--- begin Exercise input ---

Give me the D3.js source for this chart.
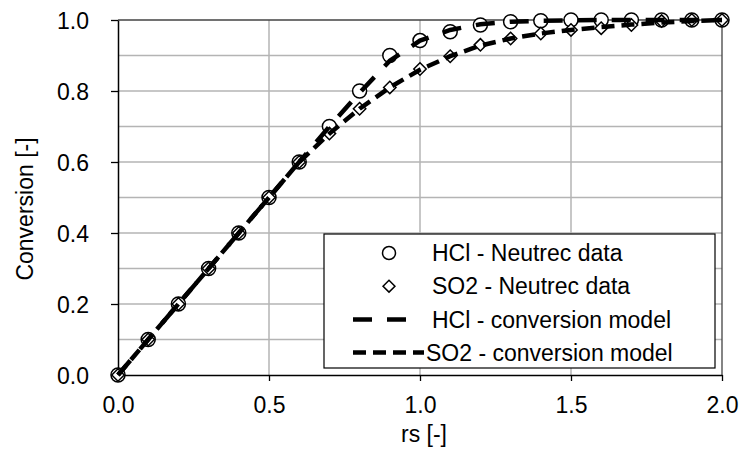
<!DOCTYPE html>
<html>
<head>
<meta charset="utf-8">
<script src="https://cdn.jsdelivr.net/npm/d3@7"></script>
<style>
  body { margin: 0; background: #fff; }
  text { font-family: "Liberation Sans", Arial, sans-serif; fill: #000; }
</style>
</head>
<body>
<div id="chart"></div>
<script>
// rs values (shared x grid)
const rsValues = [0, 0.1, 0.2, 0.3, 0.4, 0.5, 0.6, 0.7, 0.8, 0.9, 1.0, 1.1, 1.2, 1.3, 1.4, 1.5, 1.6, 1.7, 1.8, 1.9, 2.0];

// measured data
const hclData = [0, 0.1, 0.2, 0.3, 0.4, 0.5, 0.6, 0.7, 0.8, 0.9, 0.942, 0.967, 0.986, 0.995, 0.998, 1.0, 1.0, 1.0, 1.0, 1.0, 1.0];
const so2Data = [0, 0.1, 0.2, 0.3, 0.4, 0.5, 0.6, 0.68, 0.75, 0.81, 0.862, 0.898, 0.93, 0.948, 0.962, 0.972, 0.977, 0.986, 0.997, 1.0, 1.0];

// model curves
const hclModel = [0, 0.1, 0.2, 0.3, 0.4, 0.5, 0.6, 0.7, 0.795, 0.885, 0.942, 0.972, 0.988, 0.995, 0.998, 0.999, 1.0, 1.0, 1.0, 1.0, 1.0];
const so2Model = [0, 0.1, 0.2, 0.3, 0.4, 0.5, 0.6, 0.68, 0.75, 0.81, 0.86, 0.898, 0.928, 0.948, 0.962, 0.972, 0.98, 0.987, 0.993, 0.997, 1.0];

const xTicks = [0, 0.5, 1.0, 1.5, 2.0];
const yTicks = [0, 0.2, 0.4, 0.6, 0.8, 1.0];
const yGrid = [0.1, 0.2, 0.3, 0.4, 0.5, 0.6, 0.7, 0.8, 0.9];

const legendItems = [
  { label: "HCl - Neutrec data", type: "circle", tx: 108 },
  { label: "SO2 - Neutrec data", type: "diamond", tx: 108 },
  { label: "HCl - conversion model", type: "line", dash: "19,15", len: 55, tx: 108 },
  { label: "SO2 - conversion model", type: "line", dash: "13,7", len: 71, tx: 102 }
];

const width = 745, height = 454;
const margin = { left: 118, right: 23, top: 20, bottom: 79 };
const fontSize = "23px";

const svg = d3.select("#chart").append("svg")
  .attr("width", width)
  .attr("height", height);

const x = d3.scaleLinear().domain([0, 2]).range([margin.left, width - margin.right]);
const y = d3.scaleLinear().domain([0, 1]).range([height - margin.bottom, margin.top]);

// grid
svg.append("g")
  .selectAll("line")
  .data(yGrid)
  .join("line")
  .attr("x1", x(0)).attr("x2", x(2))
  .attr("y1", d => y(d)).attr("y2", d => y(d))
  .attr("stroke", "#b4b4b4").attr("stroke-width", 1.5);

svg.append("g")
  .selectAll("line")
  .data(xTicks.slice(1, -1))
  .join("line")
  .attr("x1", d => x(d)).attr("x2", d => x(d))
  .attr("y1", y(0)).attr("y2", y(1))
  .attr("stroke", "#b4b4b4").attr("stroke-width", 1.5);

// plot border (top / right)
svg.append("path")
  .attr("d", `M${x(0)},${y(1)}H${x(2)}V${y(0)}`)
  .attr("fill", "none").attr("stroke", "#444").attr("stroke-width", 1.3);

// axes
const xAxis = svg.append("g")
  .attr("transform", `translate(0,${y(0)})`)
  .call(d3.axisBottom(x).tickValues(xTicks).tickFormat(d3.format(".1f")).tickSizeInner(6).tickSizeOuter(0));
const yAxis = svg.append("g")
  .attr("transform", `translate(${x(0)},0)`)
  .call(d3.axisLeft(y).tickValues(yTicks).tickFormat(d3.format(".1f")).tickSizeInner(7).tickSizeOuter(0).tickPadding(22));

[xAxis, yAxis].forEach(a => {
  a.select(".domain").attr("stroke", "#000").attr("stroke-width", 1.5);
  a.selectAll(".tick line").attr("stroke", "#000").attr("stroke-width", 1.3);
  a.selectAll(".tick text")
    .attr("fill", "#000")
    .style("font-size", fontSize)
    .style("font-family", "'Liberation Sans', Arial, sans-serif");
});
xAxis.selectAll(".tick text").attr("y", 38).attr("dy", 0);
yAxis.selectAll(".tick text").attr("dy", "0.36em");

// axis titles
svg.append("text")
  .attr("x", 424).attr("y", 442)
  .attr("text-anchor", "middle")
  .style("font-size", fontSize)
  .text("rs [-]");

svg.append("text")
  .attr("transform", "translate(33,209) rotate(-90)")
  .attr("text-anchor", "middle")
  .style("font-size", fontSize)
  .text("Conversion [-]");

const diamond = d3.symbol().type(d3.symbolDiamond2).size(98);

// markers
const plot = svg.append("g");
plot.selectAll(".hcl-pt")
  .data(rsValues)
  .join("circle")
  .attr("class", "hcl-pt")
  .attr("cx", d => x(d))
  .attr("cy", (d, i) => y(hclData[i]))
  .attr("r", 7)
  .attr("fill", "#fff")
  .attr("stroke", "#000")
  .attr("stroke-width", 1.5);

plot.selectAll(".so2-pt")
  .data(rsValues)
  .join("path")
  .attr("class", "so2-pt")
  .attr("d", diamond)
  .attr("transform", (d, i) => `translate(${x(d)},${y(so2Data[i])})`)
  .attr("fill", "#fff")
  .attr("stroke", "#000")
  .attr("stroke-width", 1.5);

// model lines
const line = d3.line().x(d => x(d[0])).y(d => y(d[1]));

plot.append("path")
  .datum(rsValues.map((d, i) => [d, hclModel[i]]))
  .attr("d", line)
  .attr("fill", "none")
  .attr("stroke", "#000")
  .attr("stroke-width", 4.5)
  .attr("stroke-dasharray", legendItems[2].dash);

plot.append("path")
  .datum(rsValues.map((d, i) => [d, so2Model[i]]))
  .attr("d", line)
  .attr("fill", "none")
  .attr("stroke", "#000")
  .attr("stroke-width", 4.5)
  .attr("stroke-dasharray", legendItems[3].dash);

// legend
const legend = svg.append("g").attr("transform", "translate(324,234)");
legend.append("rect")
  .attr("width", 391).attr("height", 134)
  .attr("fill", "#fff").attr("stroke", "#000").attr("stroke-width", 1.2);

const rows = legend.selectAll(".row")
  .data(legendItems)
  .join("g")
  .attr("class", "row")
  .attr("transform", (d, i) => `translate(0,${19 + i * 33.2})`);

rows.each(function(d) {
  const g = d3.select(this);
  if (d.type === "circle") {
    g.append("circle").attr("cx", 65).attr("cy", 0).attr("r", 6.5)
      .attr("fill", "#fff").attr("stroke", "#000").attr("stroke-width", 1.5);
  } else if (d.type === "diamond") {
    g.append("path").attr("d", d3.symbol().type(d3.symbolDiamond2).size(90))
      .attr("transform", "translate(65,0)")
      .attr("fill", "#fff").attr("stroke", "#000").attr("stroke-width", 1.5);
  } else {
    g.append("line").attr("x1", 29).attr("x2", 29 + d.len).attr("y1", 0).attr("y2", 0)
      .attr("stroke", "#000").attr("stroke-width", 4.5)
      .attr("stroke-dasharray", d.dash);
  }
  g.append("text")
    .attr("x", d.tx).attr("y", 0).attr("dy", "0.36em")
    .style("font-size", fontSize)
    .text(d.label);
});
</script>
</body>
</html>
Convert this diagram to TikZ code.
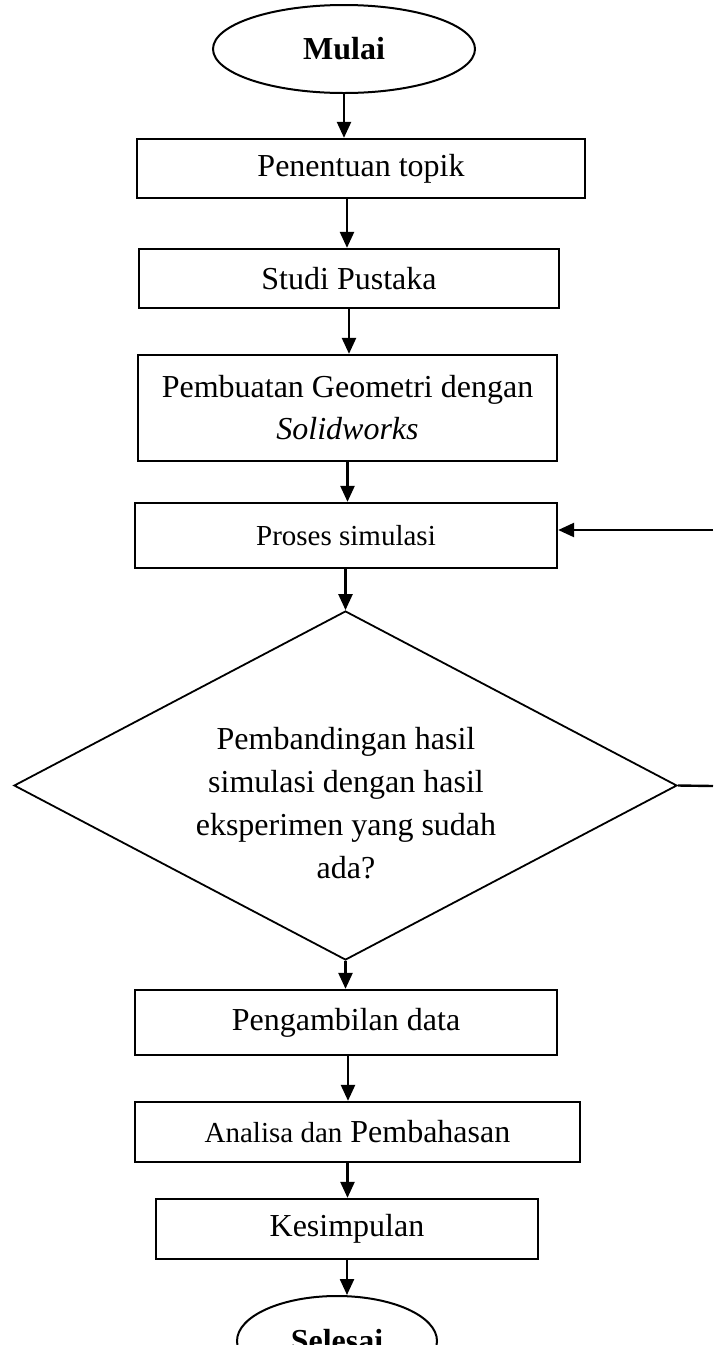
\documentclass[tikz,border=0pt]{standalone}
\usepackage{fontspec}
\setmainfont{Liberation Serif}
\usetikzlibrary{shapes.geometric,arrows.meta}
\tikzset{
  box/.style={draw, line width=2.3pt, rectangle, inner sep=0pt, align=center,
    font=\fontsize{32}{42}\selectfont},
  term/.style={draw, line width=2pt, ellipse, inner sep=0pt,
    font=\fontsize{32}{38}\selectfont\bfseries},
  arr/.style={line width=2.4pt, -{Triangle[length=16pt,width=14pt]}},
  plain/.style={line width=2.4pt},
}
\begin{document}
\begin{tikzpicture}[x=1pt,y=-1pt]
\useasboundingbox (0,0) rectangle (713,1345);
\clip (0,0) rectangle (713,1345);
\node[term, minimum width=262, minimum height=88] (mulai) at (344,49) {Mulai};
\node[box, minimum width=448, minimum height=59] (b1) at (361,168.5) {Penentuan topik};
\node[box, minimum width=420, minimum height=59] (b2) at (349,278.5) {Studi Pustaka};
\node[box, minimum width=419, minimum height=106] (b3) at (347.5,408) {Pembuatan Geometri dengan\\\textit{Solidworks}};
\node[box, minimum width=422, minimum height=65, font=\fontsize{29}{36}\selectfont] (b4) at (346,535.5) {Proses simulasi};
\node[draw, line width=1.8pt, diamond, minimum width=663, minimum height=349, inner sep=0pt] (q) at (345.5,785.5) {};
\node[align=center, font=\fontsize{32}{43}\selectfont] (qt) at (346,803) {Pembandingan hasil\\simulasi dengan hasil\\eksperimen yang sudah\\ada?};
\node[box, minimum width=422, minimum height=65] (b5) at (346,1022.5) {Pengambilan data};
\node[box, minimum width=445, minimum height=60] (b6) at (357.5,1132) {{\fontsize{29}{36}\selectfont Analisa dan} Pembahasan};
\node[box, minimum width=382, minimum height=60] (b7) at (347,1229) {Kesimpulan};
\node[term, minimum width=200, minimum height=90] (selesai) at (337,1341) {Selesai};

\coordinate (fb) at (713,530);
\coordinate (qr) at (713,786);

\draw[arr] (mulai.south) -- (mulai.south |- b1.north);
\draw[arr] ([xshift=-14pt]b1.south) -- ([xshift=-14pt]b1.south |- b2.north);
\draw[arr] (b2.south) -- (b2.south |- b3.north);
\draw[arr] (b3.south) -- (b3.south |- b4.north);
\draw[arr] (q.north |- b4.south) -- (q.north);
\draw[arr] (q.south) -- (q.south |- b5.north);
\draw[arr] ([xshift=2pt]b5.south) -- ([xshift=2pt]b5.south |- b6.north);
\draw[arr] ([xshift=-10pt]b6.south) -- ([xshift=-10pt]b6.south |- b7.north);
\draw[arr] (b7.south) -- (b7.south |- selesai.north);
\draw[arr] (fb) -- (fb -| b4.east);
\draw[plain] (q.east) -- (qr);
\end{tikzpicture}
\end{document}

--- end Exercise input ---

Word for word, give again the lines from the first entry to the line with "1.8, 1.9, 2.0];", inclusive. Exclude the pictures.

■ Solution to the exercise:
Give me the D3.js source for this chart.
<!DOCTYPE html>
<html>
<head>
<meta charset="utf-8">
<script src="https://cdn.jsdelivr.net/npm/d3@7"></script>
<style>
  body { margin: 0; background: #fff; }
  text { font-family: "Liberation Sans", Arial, sans-serif; fill: #000; }
</style>
</head>
<body>
<div id="chart"></div>
<script>
// rs values (shared x grid)
const rsValues = [0, 0.1, 0.2, 0.3, 0.4, 0.5, 0.6, 0.7, 0.8, 0.9, 1.0, 1.1, 1.2, 1.3, 1.4, 1.5, 1.6, 1.7, 1.8, 1.9, 2.0];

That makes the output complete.